Entries with chart source code:
□ □ □
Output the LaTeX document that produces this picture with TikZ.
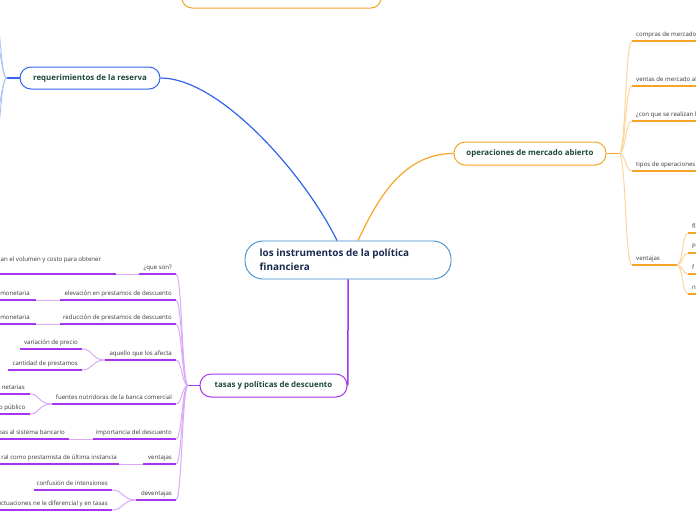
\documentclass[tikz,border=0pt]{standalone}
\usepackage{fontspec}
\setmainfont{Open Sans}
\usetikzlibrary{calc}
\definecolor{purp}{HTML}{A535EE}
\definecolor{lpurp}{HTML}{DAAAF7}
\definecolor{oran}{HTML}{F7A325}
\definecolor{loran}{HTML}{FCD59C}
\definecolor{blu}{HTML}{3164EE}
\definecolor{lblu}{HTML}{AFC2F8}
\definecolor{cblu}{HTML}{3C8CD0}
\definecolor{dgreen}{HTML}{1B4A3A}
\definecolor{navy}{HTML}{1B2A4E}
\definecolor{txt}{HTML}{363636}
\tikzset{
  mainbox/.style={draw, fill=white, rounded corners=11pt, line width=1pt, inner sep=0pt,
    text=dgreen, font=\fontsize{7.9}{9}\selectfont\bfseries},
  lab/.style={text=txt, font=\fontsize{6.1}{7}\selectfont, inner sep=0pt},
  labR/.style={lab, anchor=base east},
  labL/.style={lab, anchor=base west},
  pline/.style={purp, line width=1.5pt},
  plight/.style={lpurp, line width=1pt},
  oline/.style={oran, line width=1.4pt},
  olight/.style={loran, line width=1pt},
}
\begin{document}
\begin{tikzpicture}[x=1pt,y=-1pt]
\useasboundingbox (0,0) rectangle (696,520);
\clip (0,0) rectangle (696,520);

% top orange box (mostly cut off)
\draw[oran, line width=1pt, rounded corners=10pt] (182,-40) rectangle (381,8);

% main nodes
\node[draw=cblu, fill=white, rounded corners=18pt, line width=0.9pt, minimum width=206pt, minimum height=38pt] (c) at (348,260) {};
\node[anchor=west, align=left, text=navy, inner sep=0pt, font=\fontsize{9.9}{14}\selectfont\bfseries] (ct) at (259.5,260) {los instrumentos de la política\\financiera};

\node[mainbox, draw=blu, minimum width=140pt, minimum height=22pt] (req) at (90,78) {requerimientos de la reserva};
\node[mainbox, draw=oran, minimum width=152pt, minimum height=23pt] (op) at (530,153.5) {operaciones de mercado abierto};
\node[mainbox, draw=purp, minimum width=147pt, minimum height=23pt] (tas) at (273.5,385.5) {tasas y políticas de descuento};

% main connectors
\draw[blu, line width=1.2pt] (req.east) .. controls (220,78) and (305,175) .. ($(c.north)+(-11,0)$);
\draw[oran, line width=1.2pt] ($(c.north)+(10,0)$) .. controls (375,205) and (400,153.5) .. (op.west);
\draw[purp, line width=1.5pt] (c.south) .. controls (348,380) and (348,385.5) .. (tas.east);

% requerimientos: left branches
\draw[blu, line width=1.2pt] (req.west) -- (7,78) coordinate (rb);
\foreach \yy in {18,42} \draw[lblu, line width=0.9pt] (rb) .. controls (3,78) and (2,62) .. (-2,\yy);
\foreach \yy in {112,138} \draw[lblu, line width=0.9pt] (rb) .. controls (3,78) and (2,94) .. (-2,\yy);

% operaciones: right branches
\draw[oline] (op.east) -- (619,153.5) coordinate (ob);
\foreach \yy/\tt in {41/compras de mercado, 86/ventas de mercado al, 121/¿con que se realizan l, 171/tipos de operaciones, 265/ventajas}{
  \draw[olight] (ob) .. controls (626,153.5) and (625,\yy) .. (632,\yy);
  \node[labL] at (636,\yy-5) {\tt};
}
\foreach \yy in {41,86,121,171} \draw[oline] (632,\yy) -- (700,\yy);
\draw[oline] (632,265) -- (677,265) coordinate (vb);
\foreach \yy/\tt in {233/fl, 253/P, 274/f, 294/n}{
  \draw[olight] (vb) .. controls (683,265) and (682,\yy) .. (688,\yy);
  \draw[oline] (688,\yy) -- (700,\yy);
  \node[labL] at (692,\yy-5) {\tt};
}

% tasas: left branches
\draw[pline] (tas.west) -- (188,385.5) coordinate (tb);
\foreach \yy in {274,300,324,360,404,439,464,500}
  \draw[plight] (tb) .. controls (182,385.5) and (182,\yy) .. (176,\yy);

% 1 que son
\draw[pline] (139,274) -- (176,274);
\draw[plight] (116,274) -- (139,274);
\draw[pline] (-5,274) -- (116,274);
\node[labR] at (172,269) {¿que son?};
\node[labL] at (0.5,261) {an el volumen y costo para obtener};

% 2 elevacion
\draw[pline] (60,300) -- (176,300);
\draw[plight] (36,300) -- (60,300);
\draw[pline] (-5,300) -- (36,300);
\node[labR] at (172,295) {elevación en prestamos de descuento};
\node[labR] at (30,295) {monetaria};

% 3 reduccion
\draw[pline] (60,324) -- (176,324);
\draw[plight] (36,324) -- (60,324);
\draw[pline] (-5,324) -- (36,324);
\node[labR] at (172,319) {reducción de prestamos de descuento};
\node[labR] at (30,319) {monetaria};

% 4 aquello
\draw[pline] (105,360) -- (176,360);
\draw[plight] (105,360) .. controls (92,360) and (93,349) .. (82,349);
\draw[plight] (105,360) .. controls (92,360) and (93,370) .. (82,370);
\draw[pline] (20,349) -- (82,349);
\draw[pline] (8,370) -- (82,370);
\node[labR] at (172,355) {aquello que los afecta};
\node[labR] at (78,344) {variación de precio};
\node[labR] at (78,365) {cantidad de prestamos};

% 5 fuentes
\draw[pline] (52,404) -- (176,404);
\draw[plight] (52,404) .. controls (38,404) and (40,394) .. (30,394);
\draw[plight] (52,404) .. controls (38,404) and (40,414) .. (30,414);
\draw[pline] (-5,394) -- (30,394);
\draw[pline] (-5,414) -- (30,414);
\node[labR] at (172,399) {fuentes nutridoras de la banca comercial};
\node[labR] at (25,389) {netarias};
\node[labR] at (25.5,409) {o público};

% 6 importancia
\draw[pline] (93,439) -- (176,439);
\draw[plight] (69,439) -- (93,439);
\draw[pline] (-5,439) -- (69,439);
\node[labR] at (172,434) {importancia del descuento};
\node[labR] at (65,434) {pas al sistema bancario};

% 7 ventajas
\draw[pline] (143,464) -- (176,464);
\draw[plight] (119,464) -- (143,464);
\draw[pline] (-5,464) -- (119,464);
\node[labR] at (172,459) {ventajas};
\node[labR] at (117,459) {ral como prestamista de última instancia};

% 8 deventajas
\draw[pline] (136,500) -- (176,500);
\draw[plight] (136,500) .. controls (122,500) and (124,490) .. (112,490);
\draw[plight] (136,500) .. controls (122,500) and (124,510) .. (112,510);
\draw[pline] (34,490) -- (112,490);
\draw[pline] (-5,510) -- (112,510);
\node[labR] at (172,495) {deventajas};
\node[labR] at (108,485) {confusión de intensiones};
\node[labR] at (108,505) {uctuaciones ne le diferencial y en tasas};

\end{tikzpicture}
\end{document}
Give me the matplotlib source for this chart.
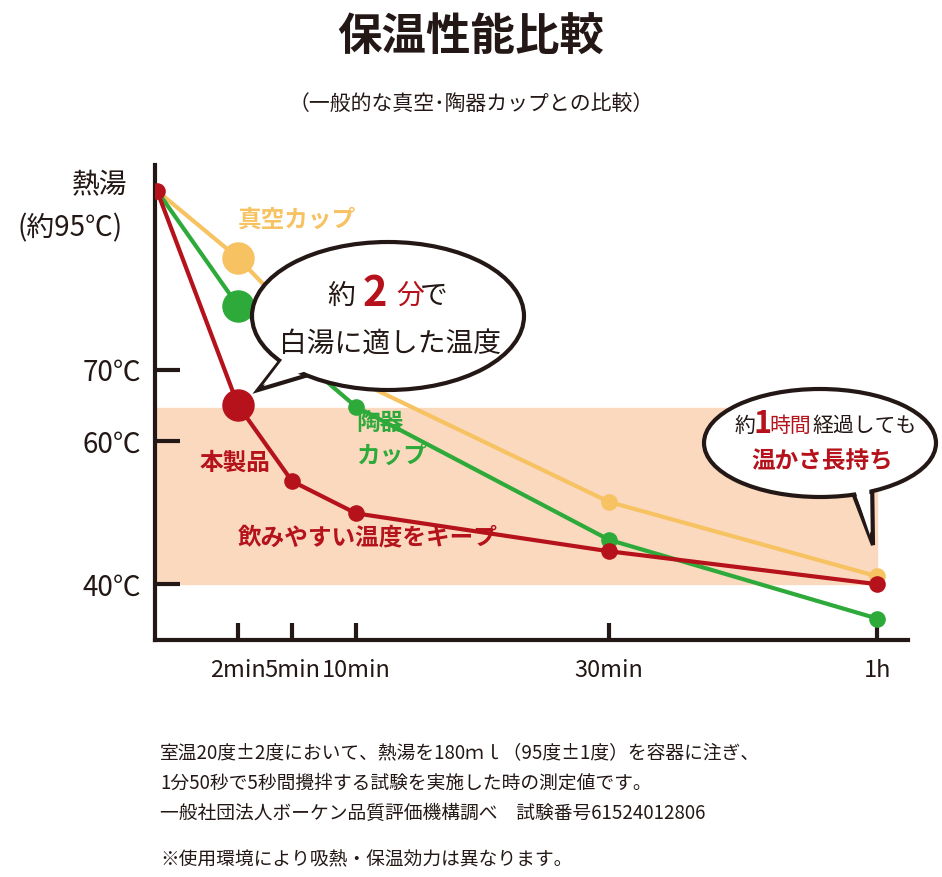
□ □ □
▶ _WHAT TO DO_:
Every record is to be reproduced exactly, with no pictures included.

▶ _RESPONSE_:
Output the LaTeX document that produces this picture with TikZ.
\documentclass[tikz,border=0pt]{standalone}
\usepackage{fontspec}
\setmainfont{Open Sans}
\usetikzlibrary{calc}
\definecolor{purp}{HTML}{A535EE}
\definecolor{lpurp}{HTML}{DAAAF7}
\definecolor{oran}{HTML}{F7A325}
\definecolor{loran}{HTML}{FCD59C}
\definecolor{blu}{HTML}{3164EE}
\definecolor{lblu}{HTML}{AFC2F8}
\definecolor{cblu}{HTML}{3C8CD0}
\definecolor{dgreen}{HTML}{1B4A3A}
\definecolor{navy}{HTML}{1B2A4E}
\definecolor{txt}{HTML}{363636}
\tikzset{
  mainbox/.style={draw, fill=white, rounded corners=11pt, line width=1pt, inner sep=0pt,
    text=dgreen, font=\fontsize{7.9}{9}\selectfont\bfseries},
  lab/.style={text=txt, font=\fontsize{6.1}{7}\selectfont, inner sep=0pt},
  labR/.style={lab, anchor=base east},
  labL/.style={lab, anchor=base west},
  pline/.style={purp, line width=1.5pt},
  plight/.style={lpurp, line width=1pt},
  oline/.style={oran, line width=1.4pt},
  olight/.style={loran, line width=1pt},
}
\begin{document}
\begin{tikzpicture}[x=1pt,y=-1pt]
\useasboundingbox (0,0) rectangle (696,520);
\clip (0,0) rectangle (696,520);

% top orange box (mostly cut off)
\draw[oran, line width=1pt, rounded corners=10pt] (182,-40) rectangle (381,8);

% main nodes
\node[draw=cblu, fill=white, rounded corners=18pt, line width=0.9pt, minimum width=206pt, minimum height=38pt] (c) at (348,260) {};
\node[anchor=west, align=left, text=navy, inner sep=0pt, font=\fontsize{9.9}{14}\selectfont\bfseries] (ct) at (259.5,260) {los instrumentos de la política\\financiera};

\node[mainbox, draw=blu, minimum width=140pt, minimum height=22pt] (req) at (90,78) {requerimientos de la reserva};
\node[mainbox, draw=oran, minimum width=152pt, minimum height=23pt] (op) at (530,153.5) {operaciones de mercado abierto};
\node[mainbox, draw=purp, minimum width=147pt, minimum height=23pt] (tas) at (273.5,385.5) {tasas y políticas de descuento};

% main connectors
\draw[blu, line width=1.2pt] (req.east) .. controls (220,78) and (305,175) .. ($(c.north)+(-11,0)$);
\draw[oran, line width=1.2pt] ($(c.north)+(10,0)$) .. controls (375,205) and (400,153.5) .. (op.west);
\draw[purp, line width=1.5pt] (c.south) .. controls (348,380) and (348,385.5) .. (tas.east);

% requerimientos: left branches
\draw[blu, line width=1.2pt] (req.west) -- (7,78) coordinate (rb);
\foreach \yy in {18,42} \draw[lblu, line width=0.9pt] (rb) .. controls (3,78) and (2,62) .. (-2,\yy);
\foreach \yy in {112,138} \draw[lblu, line width=0.9pt] (rb) .. controls (3,78) and (2,94) .. (-2,\yy);

% operaciones: right branches
\draw[oline] (op.east) -- (619,153.5) coordinate (ob);
\foreach \yy/\tt in {41/compras de mercado, 86/ventas de mercado al, 121/¿con que se realizan l, 171/tipos de operaciones, 265/ventajas}{
  \draw[olight] (ob) .. controls (626,153.5) and (625,\yy) .. (632,\yy);
  \node[labL] at (636,\yy-5) {\tt};
}
\foreach \yy in {41,86,121,171} \draw[oline] (632,\yy) -- (700,\yy);
\draw[oline] (632,265) -- (677,265) coordinate (vb);
\foreach \yy/\tt in {233/fl, 253/P, 274/f, 294/n}{
  \draw[olight] (vb) .. controls (683,265) and (682,\yy) .. (688,\yy);
  \draw[oline] (688,\yy) -- (700,\yy);
  \node[labL] at (692,\yy-5) {\tt};
}

% tasas: left branches
\draw[pline] (tas.west) -- (188,385.5) coordinate (tb);
\foreach \yy in {274,300,324,360,404,439,464,500}
  \draw[plight] (tb) .. controls (182,385.5) and (182,\yy) .. (176,\yy);

% 1 que son
\draw[pline] (139,274) -- (176,274);
\draw[plight] (116,274) -- (139,274);
\draw[pline] (-5,274) -- (116,274);
\node[labR] at (172,269) {¿que son?};
\node[labL] at (0.5,261) {an el volumen y costo para obtener};

% 2 elevacion
\draw[pline] (60,300) -- (176,300);
\draw[plight] (36,300) -- (60,300);
\draw[pline] (-5,300) -- (36,300);
\node[labR] at (172,295) {elevación en prestamos de descuento};
\node[labR] at (30,295) {monetaria};

% 3 reduccion
\draw[pline] (60,324) -- (176,324);
\draw[plight] (36,324) -- (60,324);
\draw[pline] (-5,324) -- (36,324);
\node[labR] at (172,319) {reducción de prestamos de descuento};
\node[labR] at (30,319) {monetaria};

% 4 aquello
\draw[pline] (105,360) -- (176,360);
\draw[plight] (105,360) .. controls (92,360) and (93,349) .. (82,349);
\draw[plight] (105,360) .. controls (92,360) and (93,370) .. (82,370);
\draw[pline] (20,349) -- (82,349);
\draw[pline] (8,370) -- (82,370);
\node[labR] at (172,355) {aquello que los afecta};
\node[labR] at (78,344) {variación de precio};
\node[labR] at (78,365) {cantidad de prestamos};

% 5 fuentes
\draw[pline] (52,404) -- (176,404);
\draw[plight] (52,404) .. controls (38,404) and (40,394) .. (30,394);
\draw[plight] (52,404) .. controls (38,404) and (40,414) .. (30,414);
\draw[pline] (-5,394) -- (30,394);
\draw[pline] (-5,414) -- (30,414);
\node[labR] at (172,399) {fuentes nutridoras de la banca comercial};
\node[labR] at (25,389) {netarias};
\node[labR] at (25.5,409) {o público};

% 6 importancia
\draw[pline] (93,439) -- (176,439);
\draw[plight] (69,439) -- (93,439);
\draw[pline] (-5,439) -- (69,439);
\node[labR] at (172,434) {importancia del descuento};
\node[labR] at (65,434) {pas al sistema bancario};

% 7 ventajas
\draw[pline] (143,464) -- (176,464);
\draw[plight] (119,464) -- (143,464);
\draw[pline] (-5,464) -- (119,464);
\node[labR] at (172,459) {ventajas};
\node[labR] at (117,459) {ral como prestamista de última instancia};

% 8 deventajas
\draw[pline] (136,500) -- (176,500);
\draw[plight] (136,500) .. controls (122,500) and (124,490) .. (112,490);
\draw[plight] (136,500) .. controls (122,500) and (124,510) .. (112,510);
\draw[pline] (34,490) -- (112,490);
\draw[pline] (-5,510) -- (112,510);
\node[labR] at (172,495) {deventajas};
\node[labR] at (108,485) {confusión de intensiones};
\node[labR] at (108,505) {uctuaciones ne le diferencial y en tasas};

\end{tikzpicture}
\end{document}
Give me the matplotlib source for this chart.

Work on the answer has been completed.